THE TASK> Only the lines from the line containing "Give me the matplotlib source for this chart." to the line containing "from matplotlib import pyplot as plt", with both of those lines, are to be repeated exactly. Leave the images out.
◇ ◇ ◇ ◇
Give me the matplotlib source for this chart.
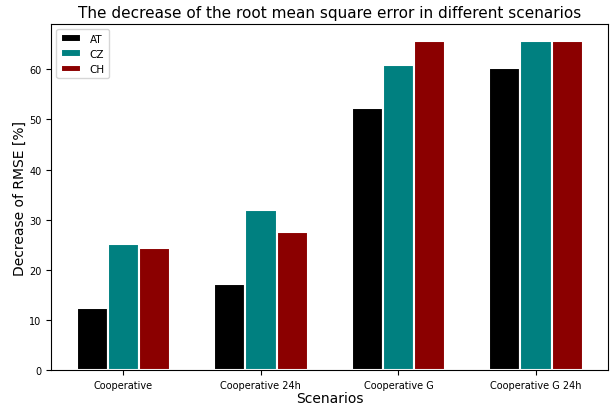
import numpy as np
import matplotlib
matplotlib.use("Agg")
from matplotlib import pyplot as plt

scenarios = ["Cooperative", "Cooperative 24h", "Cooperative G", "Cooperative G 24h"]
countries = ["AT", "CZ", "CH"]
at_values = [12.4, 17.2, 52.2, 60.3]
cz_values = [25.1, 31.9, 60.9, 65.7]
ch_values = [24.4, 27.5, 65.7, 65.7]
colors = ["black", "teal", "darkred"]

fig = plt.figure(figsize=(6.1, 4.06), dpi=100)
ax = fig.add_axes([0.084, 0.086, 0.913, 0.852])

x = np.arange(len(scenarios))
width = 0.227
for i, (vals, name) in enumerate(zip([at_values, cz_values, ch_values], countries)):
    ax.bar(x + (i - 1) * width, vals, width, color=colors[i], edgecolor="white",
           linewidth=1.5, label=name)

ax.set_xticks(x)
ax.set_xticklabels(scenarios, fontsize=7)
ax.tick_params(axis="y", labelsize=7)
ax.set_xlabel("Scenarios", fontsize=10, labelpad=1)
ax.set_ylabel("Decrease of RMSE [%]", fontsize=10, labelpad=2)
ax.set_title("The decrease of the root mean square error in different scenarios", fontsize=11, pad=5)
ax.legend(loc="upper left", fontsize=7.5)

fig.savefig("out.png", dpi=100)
◇ ◇ ◇ ◇
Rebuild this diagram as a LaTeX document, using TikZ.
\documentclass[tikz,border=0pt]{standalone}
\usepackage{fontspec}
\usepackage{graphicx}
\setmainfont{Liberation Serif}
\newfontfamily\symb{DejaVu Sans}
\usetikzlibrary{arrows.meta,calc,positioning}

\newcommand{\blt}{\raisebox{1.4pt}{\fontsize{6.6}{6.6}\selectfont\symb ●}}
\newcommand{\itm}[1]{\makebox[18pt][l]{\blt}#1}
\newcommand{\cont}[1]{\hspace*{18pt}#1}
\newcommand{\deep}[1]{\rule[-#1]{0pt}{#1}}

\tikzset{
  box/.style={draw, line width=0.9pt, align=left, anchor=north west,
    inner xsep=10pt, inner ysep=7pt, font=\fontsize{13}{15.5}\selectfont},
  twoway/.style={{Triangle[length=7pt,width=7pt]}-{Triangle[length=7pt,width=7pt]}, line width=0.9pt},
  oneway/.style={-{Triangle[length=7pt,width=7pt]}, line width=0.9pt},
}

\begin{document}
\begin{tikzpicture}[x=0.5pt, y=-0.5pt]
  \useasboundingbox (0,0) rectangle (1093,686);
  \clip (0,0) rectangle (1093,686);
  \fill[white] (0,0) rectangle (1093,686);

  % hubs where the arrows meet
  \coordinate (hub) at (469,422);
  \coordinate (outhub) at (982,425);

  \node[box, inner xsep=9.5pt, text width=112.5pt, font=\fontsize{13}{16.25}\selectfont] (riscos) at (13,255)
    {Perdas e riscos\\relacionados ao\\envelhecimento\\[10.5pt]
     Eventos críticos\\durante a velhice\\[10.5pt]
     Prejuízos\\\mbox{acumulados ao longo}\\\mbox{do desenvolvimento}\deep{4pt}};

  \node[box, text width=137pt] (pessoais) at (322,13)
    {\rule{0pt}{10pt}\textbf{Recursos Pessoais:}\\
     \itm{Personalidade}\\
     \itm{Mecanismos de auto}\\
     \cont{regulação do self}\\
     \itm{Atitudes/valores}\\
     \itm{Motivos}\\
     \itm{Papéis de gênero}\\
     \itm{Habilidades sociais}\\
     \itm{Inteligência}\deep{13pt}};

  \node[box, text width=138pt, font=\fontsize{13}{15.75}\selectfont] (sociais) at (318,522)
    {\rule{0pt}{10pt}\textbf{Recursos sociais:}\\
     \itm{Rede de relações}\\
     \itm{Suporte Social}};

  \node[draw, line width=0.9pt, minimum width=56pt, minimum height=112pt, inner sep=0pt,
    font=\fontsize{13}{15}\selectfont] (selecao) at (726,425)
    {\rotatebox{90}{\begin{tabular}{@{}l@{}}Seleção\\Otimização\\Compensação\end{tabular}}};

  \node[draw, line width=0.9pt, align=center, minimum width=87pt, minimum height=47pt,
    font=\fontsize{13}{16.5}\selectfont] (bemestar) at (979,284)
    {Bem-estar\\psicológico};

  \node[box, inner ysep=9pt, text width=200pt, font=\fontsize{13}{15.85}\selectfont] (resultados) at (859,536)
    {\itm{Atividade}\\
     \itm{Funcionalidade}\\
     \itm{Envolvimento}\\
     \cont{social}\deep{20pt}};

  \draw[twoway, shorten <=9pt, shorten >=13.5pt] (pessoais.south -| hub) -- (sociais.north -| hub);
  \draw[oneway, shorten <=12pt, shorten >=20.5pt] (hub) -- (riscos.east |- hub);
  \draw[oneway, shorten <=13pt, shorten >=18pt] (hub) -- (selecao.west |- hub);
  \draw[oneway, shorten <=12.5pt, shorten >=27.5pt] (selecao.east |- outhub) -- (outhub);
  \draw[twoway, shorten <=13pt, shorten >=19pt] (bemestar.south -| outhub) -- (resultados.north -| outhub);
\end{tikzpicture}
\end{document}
◇ ◇ ◇ ◇
WRITTEN RESPONSE>
Give me the matplotlib source for this chart.
import numpy as np
import matplotlib
matplotlib.use("Agg")
from matplotlib import pyplot as plt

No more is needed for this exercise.